Of course, this saved me a great deal of time, since the original owner had given up on accurate genre sorting very likely shortly after he had opened -- resulting in only the brave and foolhardy (guilty, as charged) venturing to examine each shelf on the odd chance of discovering a rarity amongst the mishmash.
But the kicker was the pricing: Some obvious new inventory had hit the shelves, and some books which I definitely would have purchased in the past for $2.00 or less. But, wait a minute -- what's this $5.00 price tag?!?
Turns out the old guy had finally passed away, and his warehouse had been cleared of inventory. A nicely framed photo of the fella hangs amidst the shelves, and somebody new had taken over. (Sigh).
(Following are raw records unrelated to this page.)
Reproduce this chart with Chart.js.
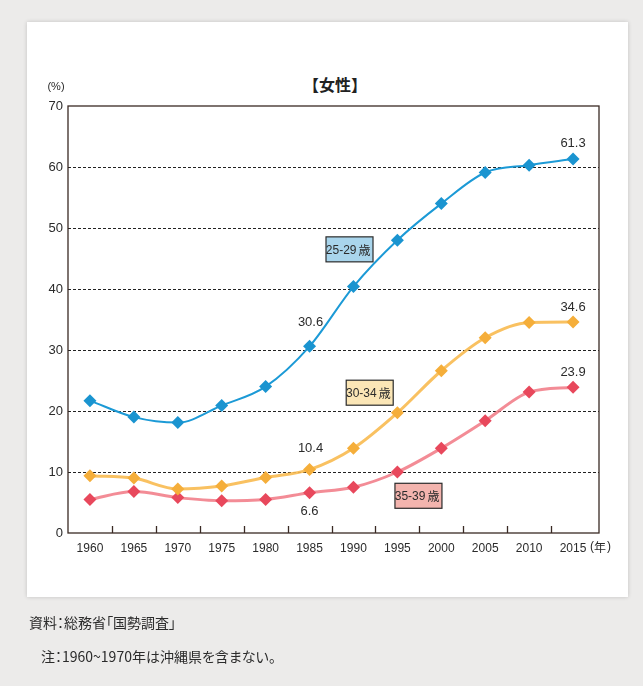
<!DOCTYPE html>
<html>
<head>
<meta charset="utf-8">
<script src="https://cdn.jsdelivr.net/npm/chart.js@4/dist/chart.umd.min.js"></script>
<style>
  body {
    margin: 0;
    width: 643px;
    height: 686px;
    overflow: hidden;
    background: #ecebea;
    font-family: "Noto Sans CJK JP", sans-serif;
    color: #2b2b2b;
  }
  #card {
    position: absolute;
    left: 27px;
    top: 22px;
    width: 601px;
    height: 575px;
    background: #fff;
    box-shadow: 0 0 4px rgba(0, 0, 0, 0.18);
  }
  #title {
    position: absolute;
    left: 0;
    width: 670px;
    top: 72px;
    text-align: center;
    font-size: 16px;
    font-weight: bold;
    color: #222;
  }
  #chart {
    position: absolute;
    left: 0;
    top: 0;
  }
  .note {
    position: absolute;
    font-size: 14px;
    color: #2b2b2b;
  }
</style>
</head>
<body>
<div id="card"></div>
<div id="title">【女性】</div>
<canvas id="chart" width="643" height="686"></canvas>
<div class="note" style="left:29px; top:612px; font-feature-settings:'palt';">資料：総務省「国勢調査」</div>
<div class="note" style="left:41px; top:646px; font-feature-settings:'palt';">注：1960~1970年は沖縄県を含まない。</div>

<script>
// unmarried rate of women by age group (%)
const years = ["1960", "1965", "1970", "1975", "1980", "1985", "1990", "1995", "2000", "2005", "2010", "2015"];
const age2529 = [21.7, 19.0, 18.1, 20.9, 24.0, 30.6, 40.4, 48.0, 54.0, 59.1, 60.3, 61.3];
const age3034 = [9.4, 9.0, 7.2, 7.7, 9.1, 10.4, 13.9, 19.7, 26.6, 32.0, 34.5, 34.6];
const age3539 = [5.5, 6.8, 5.8, 5.3, 5.5, 6.6, 7.5, 10.0, 13.9, 18.4, 23.1, 23.9];
const yTicks = [0, 10, 20, 30, 40, 50, 60, 70];

const numFont = "'Liberation Sans', Arial, sans-serif";
const jpFont = "'Noto Sans CJK JP', sans-serif";

// the frame runs a little past the last category
const frameExtra = 4;

// value labels: [dataset, point, dx, dy]
const valueLabels = [
  [0, 11, 0, -16],
  [0, 5, 1, -24],
  [1, 11, 0, -15],
  [1, 5, 1, -21],
  [2, 11, 0, -15],
  [2, 5, 0, 19]
];

// series name boxes placed in data coordinates (x = category index)
const seriesBoxes = [
  { text: "25-29 歳", x: 5.91, y: 46.5, fill: "#a9d5ec" },
  { text: "30-34 歳", x: 6.37, y: 23.0, fill: "#fbe6b6" },
  { text: "35-39 歳", x: 7.48, y: 6.1, fill: "#f3b4ae" }
];

const framePlugin = {
  id: "frame",
  beforeDatasetsDraw(chart) {
    const { ctx, chartArea: a, scales } = chart;
    const y = scales.y;
    const x = scales.x;
    const right = a.right + frameExtra;
    ctx.save();
    // dashed horizontal grid
    ctx.strokeStyle = "#222";
    ctx.lineWidth = 1;
    ctx.setLineDash([3, 2]);
    yTicks.forEach((v) => {
      if (v === 0 || v === 70) return;
      const py = Math.round(y.getPixelForValue(v)) + 0.5;
      ctx.beginPath();
      ctx.moveTo(a.left, py);
      ctx.lineTo(right, py);
      ctx.stroke();
    });
    ctx.setLineDash([]);
    // plot frame
    ctx.strokeStyle = "#3a2a24";
    ctx.lineWidth = 1.3;
    ctx.strokeRect(a.left, a.top, right - a.left, a.bottom - a.top);
    // short ticks between years, pointing inward
    for (let i = 0; i < years.length - 1; i++) {
      const px = Math.round((x.getPixelForValue(i) + x.getPixelForValue(i + 1)) / 2) + 0.5;
      ctx.beginPath();
      ctx.moveTo(px, a.bottom);
      ctx.lineTo(px, a.bottom - 7);
      ctx.stroke();
    }
    ctx.restore();
  },
  afterDatasetsDraw(chart) {
    const { ctx, chartArea: a, scales } = chart;
    ctx.save();
    ctx.textAlign = "center";
    ctx.textBaseline = "middle";
    ctx.fillStyle = "#2b2b2b";
    ctx.font = "13px " + numFont;
    valueLabels.forEach(([d, i, dx, dy]) => {
      const pt = chart.getDatasetMeta(d).data[i];
      const v = chart.data.datasets[d].data[i];
      ctx.fillText(v.toFixed(1), pt.x + dx, pt.y + dy);
    });

    // series name boxes
    seriesBoxes.forEach((b) => {
      const cx = scales.x.getPixelForValue(b.x);
      const cy = scales.y.getPixelForValue(b.y);
      const w = 47, h = 25;
      ctx.fillStyle = b.fill;
      ctx.fillRect(cx - w / 2, cy - h / 2, w, h);
      ctx.strokeStyle = "#2b2b2b";
      ctx.lineWidth = 1.2;
      ctx.strokeRect(cx - w / 2, cy - h / 2, w, h);
      const parts = b.text.split(" ");
      ctx.fillStyle = "#2b2b2b";
      ctx.font = "12px " + numFont;
      ctx.textAlign = "right";
      ctx.fillText(parts[0], cx + 7, cy + 1);
      ctx.font = "12px " + jpFont;
      ctx.textAlign = "left";
      ctx.fillText(parts[1], cx + 9, cy + 1);
      ctx.textAlign = "center";
    });

    // axis units
    ctx.fillStyle = "#2b2b2b";
    ctx.font = "11px " + numFont;
    ctx.fillText("(%)", a.left - 12, a.top - 19);
    const ux = a.right + frameExtra + 1;
    const uy = a.bottom + 14;
    ctx.font = "12px " + numFont;
    ctx.fillText("(", ux - 8, uy);
    ctx.fillText(")", ux + 9, uy);
    ctx.font = "12px " + jpFont;
    ctx.fillText("年", ux, uy);
    ctx.restore();
  }
};

function lineSet(label, data, line, point, width) {
  return {
    label: label,
    data: data,
    borderColor: line,
    borderWidth: width,
    backgroundColor: point,
    pointBackgroundColor: point,
    pointBorderWidth: 0,
    pointStyle: "rectRot",
    pointRadius: 6.5,
    cubicInterpolationMode: "monotone",
    fill: false
  };
}

new Chart(document.getElementById("chart"), {
  type: "line",
  data: {
    labels: years,
    datasets: [
      lineSet("25-29歳", age2529, "#1c9ad6", "#1a94d0", 2),
      lineSet("30-34歳", age3034, "rgba(248,186,80,0.9)", "#f5ae3a", 3),
      lineSet("35-39歳", age3539, "rgba(241,120,132,0.85)", "#e8485c", 3)
    ]
  },
  options: {
    responsive: false,
    animation: false,
    layout: { padding: { left: 0, top: 106, right: 44 + frameExtra, bottom: 0 } },
    plugins: {
      legend: { display: false },
      tooltip: { enabled: false }
    },
    scales: {
      x: {
        type: "category",
        offset: true,
        grid: { display: false, drawTicks: false },
        border: { display: false },
        ticks: {
          padding: 8,
          color: "#2b2b2b",
          font: { family: numFont, size: 12 },
          maxRotation: 0,
          autoSkip: false
        },
        afterFit: (s) => { s.height = 153; }
      },
      y: {
        min: 0,
        max: 70,
        grid: { display: false, drawTicks: false },
        border: { display: false },
        ticks: {
          stepSize: 10,
          padding: 5,
          color: "#2b2b2b",
          font: { family: numFont, size: 13 }
        },
        afterFit: (s) => { s.width = 68; }
      }
    }
  },
  plugins: [framePlugin]
});
</script>
</body>
</html>
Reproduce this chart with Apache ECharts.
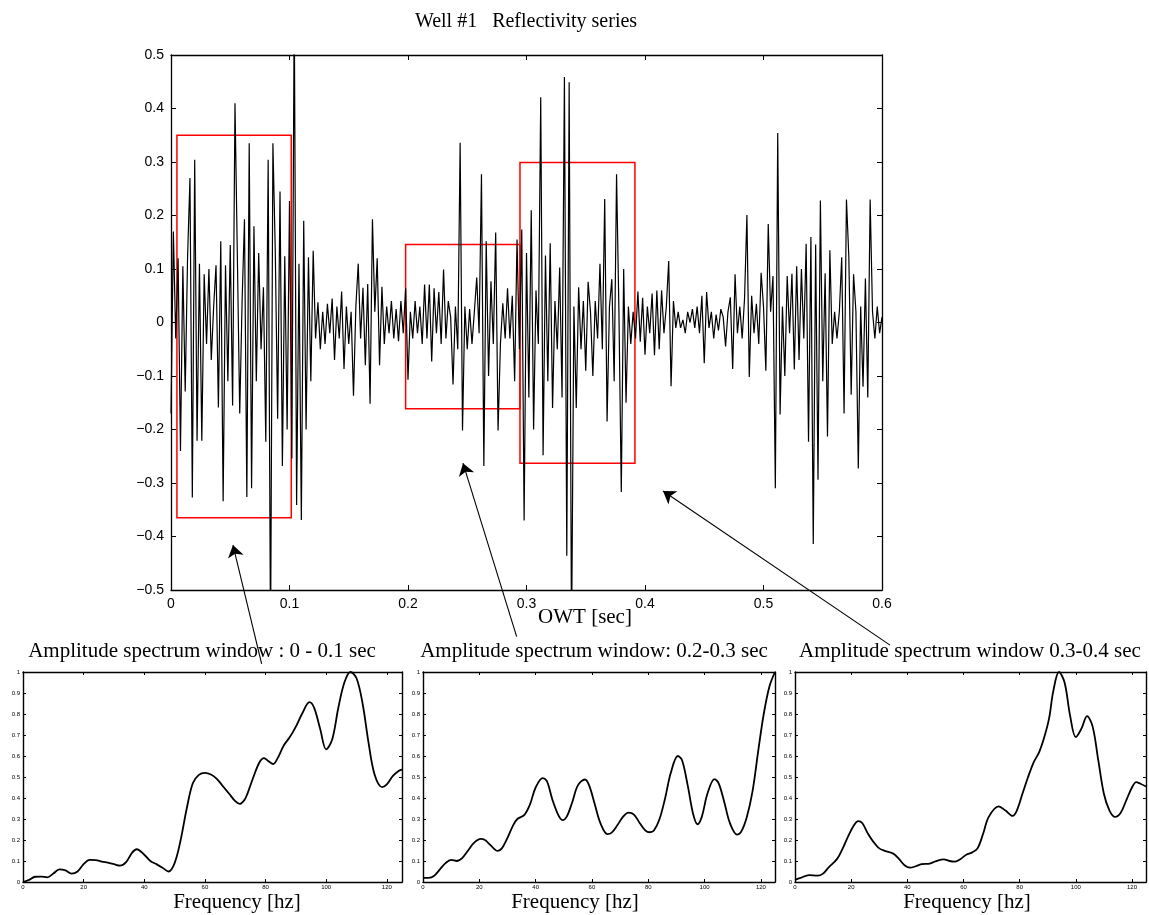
<!DOCTYPE html>
<html>
<head>
<meta charset="utf-8">
<title>Well #1 Reflectivity series</title>
<script src="https://cdn.jsdelivr.net/npm/echarts/dist/echarts.min.js"></script>
<style>
  html, body { margin: 0; padding: 0; background: #fff; }
  #main { width: 1149px; height: 915px; }
</style>
</head>
<body>
<div id="main"></div>
<script>
// reflectivity trace, one value every 2 ms from 0 to 0.6 s
var sampleStep = 0.002;
var reflectivity = [
  -0.17, 0.17, -0.03, 0.12, -0.24, 0.105, -0.129, 0.124, 0.27, -0.327,
  0.304, -0.221, 0.11, -0.221, 0.09, -0.04, 0.10, -0.07, 0.03, 0.107,
  -0.159, 0.152, -0.334, 0.107, -0.11, 0.145, -0.155, 0.41, 0.124, -0.17,
  0.04, 0.193, -0.326, 0.335, -0.31, 0.18, -0.11, 0.13, -0.05, 0.066,
  -0.223, 0.304, -0.6, 0.335, 0.133, -0.18, 0.245, -0.268, 0.124, -0.20,
  0.227, -0.254, 0.6, -0.341, 0.11, -0.369, 0.19, -0.20, 0.122, -0.11,
  0.134, -0.03, 0.038, -0.05, 0.02, -0.04, 0.035, -0.02, 0.045, -0.07,
  0.03, -0.03, 0.058, -0.087, 0.03, -0.04, 0.02, -0.137, 0.03, 0.11,
  -0.03, 0.065, -0.08, 0.072, -0.152, 0.193, 0.02, 0.12, -0.08, 0.067,
  -0.04, 0.03, -0.02, 0.04, -0.03, 0.025, -0.035, 0.04, -0.02, 0.064,
  -0.107, 0.02, -0.03, 0.04, -0.02, 0.03, -0.04, 0.071, -0.03, 0.071,
  -0.073, 0.064, -0.02, 0.057, -0.04, 0.099, -0.03, 0.04, 0.01, -0.116,
  0.03, -0.05, 0.336, -0.202, 0.03, -0.05, 0.025, -0.04, 0.02, 0.084,
  -0.02, 0.277, -0.268, 0.152, -0.10, 0.077, -0.04, 0.168, -0.202, -0.04,
  0.036, -0.03, 0.064, -0.03, 0.05, -0.11, 0.155, -0.05, 0.174, -0.37,
  0.13, -0.14, 0.21, -0.20, 0.06, -0.04, 0.421, -0.248, 0.125, -0.11,
  0.148, -0.16, 0.04, -0.05, 0.103, -0.14, 0.459, -0.436, 0.449, -0.6,
  0.03, -0.16, 0.066, -0.05, 0.04, -0.09, 0.076, 0.02, -0.10, 0.04,
  -0.03, 0.11, -0.05, 0.231, -0.185, 0.03, 0.081, -0.11, 0.277, 0.02,
  -0.317, 0.10, -0.15, 0.03, -0.04, 0.02, -0.03, 0.058, -0.036, 0.046,
  -0.06, 0.03, -0.02, 0.054, -0.061, 0.06, -0.05, 0.06, -0.02, 0.03,
  0.115, -0.119, 0.04, -0.01, 0.02, -0.01, 0.005, -0.02, 0.02, 0.0,
  0.025, -0.01, 0.03, -0.02, 0.05, -0.076, 0.057, -0.01, 0.02, -0.03,
  0.015, -0.015, 0.025, 0.01, -0.045, 0.02, 0.047, -0.087, 0.09, -0.02,
  0.03, -0.03, 0.045, 0.201, -0.102, 0.05, -0.02, 0.035, -0.04, 0.093,
  0.03, -0.09, 0.184, 0.02, 0.087, -0.31, 0.354, -0.172, 0.03, -0.10,
  0.087, -0.02, 0.091, -0.088, 0.105, -0.07, 0.10, -0.03, 0.147, -0.223,
  0.16, -0.414, 0.146, -0.294, 0.228, -0.11, 0.092, -0.213, 0.135, -0.04,
  0.02, -0.03, 0.02, 0.122, -0.17, 0.23, 0.124, -0.135, 0.09, 0.02,
  -0.273, 0.03, -0.12, 0.082, -0.14, 0.23, 0.02, -0.03, 0.03, -0.02,
  0.01
];

// analysis windows [t start, t end, low, high]
var windows = [
  [0.005, 0.1015, -0.365, 0.35],
  [0.198, 0.2945, -0.161, 0.146],
  [0.2945, 0.3915, -0.263, 0.299]
];

// arrows [tail t, tail amp, head t, head amp]
var arrows = [
  [0.0765, -0.638, 0.0523, -0.416],
  [0.2917, -0.587, 0.2464, -0.263],
  [0.6068, -0.603, 0.4152, -0.315]
];

// amplitude spectra
var freq1 = [0, 2, 4, 6, 8, 10, 12, 14, 16, 18, 20, 22, 24, 26, 28, 30, 32, 34, 36, 37.5,
  40, 42, 44, 46, 48, 50, 52, 54, 56, 58, 60, 62, 64, 66, 68, 70, 71.5, 73, 74, 76,
  78, 79.5, 81, 82.5, 84, 86, 88, 90, 92, 94.5, 96, 98, 100, 102, 104, 106, 108, 110,
  112, 114, 116, 118.5, 120, 122, 124, 125];
var amp1 = [0, 0.01, 0.025, 0.026, 0.022, 0.04, 0.06, 0.055, 0.04, 0.05, 0.085, 0.105, 0.104, 0.097, 0.092, 0.085, 0.078, 0.095, 0.14, 0.156,
  0.13, 0.1, 0.085, 0.068, 0.05, 0.09, 0.2, 0.35, 0.47, 0.51, 0.52, 0.512, 0.49, 0.455, 0.42, 0.385, 0.372, 0.39, 0.42, 0.5,
  0.57, 0.59, 0.575, 0.562, 0.59, 0.65, 0.69, 0.74, 0.8, 0.857, 0.83, 0.73, 0.632, 0.68, 0.83, 0.95, 1.0, 0.97,
  0.85, 0.66, 0.51, 0.452, 0.465, 0.505, 0.53, 0.535];

var freq2 = [0, 2, 4, 6, 8, 10, 12, 14, 16, 18, 20.5, 22, 24, 26.5, 28, 30, 32, 33.5, 36, 38,
  40, 42.5, 44, 46, 48, 49.5, 51, 53, 55, 57.5, 59, 61, 63, 65.5, 67, 69, 71, 73, 75, 77,
  79, 80.5, 82, 84, 86, 88, 90.5, 92, 94, 96, 97.5, 99, 101, 103.5, 105, 107, 109, 111.5,
  113, 115, 117, 119, 121, 123, 125];
var amp2 = [0.02, 0.02, 0.03, 0.06, 0.09, 0.105, 0.10, 0.115, 0.15, 0.185, 0.205, 0.2, 0.175, 0.148, 0.16, 0.21, 0.27, 0.30, 0.32, 0.37,
  0.45, 0.495, 0.48, 0.39, 0.32, 0.295, 0.31, 0.38, 0.46, 0.488, 0.46, 0.37, 0.28, 0.228, 0.235, 0.27, 0.31, 0.33, 0.32, 0.28,
  0.245, 0.237, 0.245, 0.3, 0.4, 0.52, 0.6, 0.58, 0.46, 0.32, 0.275, 0.31, 0.42, 0.49, 0.47, 0.38, 0.28, 0.226,
  0.24, 0.31, 0.43, 0.62, 0.8, 0.93, 1.0];

var freq3 = [0, 2, 5, 8, 10, 12, 15, 17, 19, 21, 22.5, 24, 26, 28, 30, 32, 35, 37, 39, 41,
  43, 45, 48, 50, 53, 55, 57, 59, 61, 63, 65, 67, 69, 72.5, 75, 77.5, 79, 81, 83, 85,
  87, 89, 90.5, 92, 94, 96, 98, 100, 102, 104, 106, 108, 110, 112, 114, 116, 118,
  120, 121.5, 123, 125];
var amp3 = [0.01, 0.02, 0.033, 0.03, 0.04, 0.07, 0.11, 0.16, 0.22, 0.27, 0.29, 0.28, 0.23, 0.19, 0.16, 0.148, 0.135, 0.11, 0.08, 0.068,
  0.075, 0.085, 0.088, 0.098, 0.108, 0.10, 0.097, 0.11, 0.13, 0.14, 0.16, 0.23, 0.31, 0.36, 0.34, 0.315, 0.34, 0.42, 0.5, 0.57,
  0.62, 0.7, 0.78, 0.91, 1.0, 0.95, 0.79, 0.69, 0.73, 0.79, 0.74, 0.58, 0.42, 0.34, 0.31, 0.33, 0.39,
  0.45, 0.476, 0.468, 0.455];

var spectra = [[freq1, amp1], [freq2, amp2], [freq3, amp3]];

var serif = '"Liberation Serif", "Times New Roman", serif';
var sans = '"Liberation Sans", Arial, Helvetica, sans-serif';

function toPairs(xs, ys) {
  var res = [];
  for (var i = 0; i < xs.length; i++) {
    res.push([xs[i], ys[i]]);
  }
  return res;
}

function tickLabel(v) {
  var s = String(Math.round(v * 10) / 10);
  return s.replace('-', '\u2212');
}

var traceData = reflectivity.map(function (v, i) {
  return [+(i * sampleStep).toFixed(3), v];
});

var grids = [
  { left: 171, top: 55, width: 711, height: 535, outerBoundsMode: 'none' },
  { left: 23, top: 672, width: 379, height: 210, outerBoundsMode: 'none' },
  { left: 423, top: 672, width: 352, height: 210, outerBoundsMode: 'none' },
  { left: 795, top: 672, width: 351, height: 210, outerBoundsMode: 'none' }
];

function makeAxis(gridIndex, pos, min, max, step, small) {
  var isMirror = (pos === 'top' || pos === 'right');
  return {
    type: 'value',
    gridIndex: gridIndex,
    position: pos,
    min: min,
    max: max,
    interval: step,
    axisLine: { onZero: false, lineStyle: { color: '#000', width: small ? 1.4 : 1.3 } },
    axisTick: { inside: true, length: small ? 3 : 5, lineStyle: { color: '#000', width: 1 } },
    axisLabel: {
      show: !isMirror,
      color: '#000',
      fontFamily: sans,
      fontSize: small ? 6 : 14,
      margin: small ? 3 : 7,
      showMaxLabel: true,
      formatter: tickLabel
    },
    splitLine: { show: false }
  };
}

var xAxes = [
  makeAxis(0, 'bottom', 0, 0.6, 0.1, false),
  makeAxis(0, 'top', 0, 0.6, 0.1, false)
];
var yAxes = [
  makeAxis(0, 'left', -0.5, 0.5, 0.1, false),
  makeAxis(0, 'right', -0.5, 0.5, 0.1, false)
];
for (var g = 1; g <= 3; g++) {
  var xb = makeAxis(g, 'bottom', 0, 125, 20, true);
  xb.axisLabel.showMaxLabel = false;
  xb.axisLabel.margin = 2;
  xb.axisLabel.formatter = '{value}';
  xAxes.push(xb);
  xAxes.push(makeAxis(g, 'top', 0, 125, 20, true));
  yAxes.push(makeAxis(g, 'left', 0, 1, 0.1, true));
  yAxes.push(makeAxis(g, 'right', 0, 1, 0.1, true));
}

var series = [{
  name: 'reflectivity',
  type: 'line',
  xAxisIndex: 0,
  yAxisIndex: 0,
  data: traceData,
  showSymbol: false,
  clip: true,
  lineStyle: { color: '#000', width: 1.2 },
  markArea: {
    silent: true,
    itemStyle: { color: 'rgba(0,0,0,0)', borderColor: '#ff0000', borderWidth: 1.5 },
    data: windows.map(function (w) {
      return [{ coord: [w[0], w[3]] }, { coord: [w[1], w[2]] }];
    })
  }
}, {
  name: 'arrows',
  type: 'lines',
  coordinateSystem: 'cartesian2d',
  xAxisIndex: 0,
  yAxisIndex: 0,
  clip: false,
  silent: true,
  z: 10,
  symbol: ['none', 'arrow'],
  symbolSize: 12,
  lineStyle: { color: '#000', width: 1.1, opacity: 1, curveness: 0 },
  data: arrows.map(function (a) {
    return { coords: [[a[0], a[1]], [a[2], a[3]]] };
  })
}];

for (var k = 0; k < spectra.length; k++) {
  series.push({
    name: 'spectrum' + (k + 1),
    type: 'line',
    xAxisIndex: 2 + k * 2,
    yAxisIndex: 2 + k * 2,
    data: toPairs(spectra[k][0], spectra[k][1]),
    smooth: 0.35,
    showSymbol: false,
    clip: true,
    lineStyle: { color: '#000', width: 1.8 }
  });
}

function label(text, x, y, size) {
  return {
    type: 'text',
    x: x,
    y: y,
    silent: true,
    style: {
      text: text,
      fill: '#000',
      font: size + 'px ' + serif,
      align: 'center',
      verticalAlign: 'middle'
    }
  };
}

var option = {
  backgroundColor: '#fff',
  animation: false,
  grid: grids,
  xAxis: xAxes,
  yAxis: yAxes,
  series: series,
  graphic: [
    label('Well #1   Reflectivity series', 526, 22, 20),
    label('OWT [sec]', 585, 617, 21),
    label('Amplitude spectrum window : 0 - 0.1 sec', 202, 651, 21),
    label('Amplitude spectrum window: 0.2-0.3 sec', 594, 651, 21),
    label('Amplitude spectrum window 0.3-0.4 sec', 970, 651, 21),
    label('Frequency [hz]', 237, 902, 21),
    label('Frequency [hz]', 575, 902, 21),
    label('Frequency [hz]', 967, 902, 21)
  ]
};

var chart = echarts.init(document.getElementById('main'));
chart.setOption(option);
</script>
</body>
</html>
I gathered up the 20 or so books which I had found, and made my pay-out at the cash register. I congratulated the new owner on the recategorizing of the existing inventory, and inquired about the chances of any additional books coming from the old warehouse; but, no, none from the old dependable cheap stockpile -- "but check back again, because the new owners will be regularly restocking".
Yep -- restocking with new, inflated prices.
No thanks -- looks like I'll cross that source off my list. So long, Charley -- and watch out for the silverfish.
Maybe it's just as well -- I'm getting to be of that age when the shadows are growing just too long at twilight, and book-hunting is just not as much fun as it was 40 years ago.
I'm not giving up yet, mind ya -- I have way too much unlisted inventory piled around me.
But I'm just not planning to do all the running around, up and down, and back and forth, as I did for 60 years.
Book-hunting is fun -- but physically and mentally exhausting.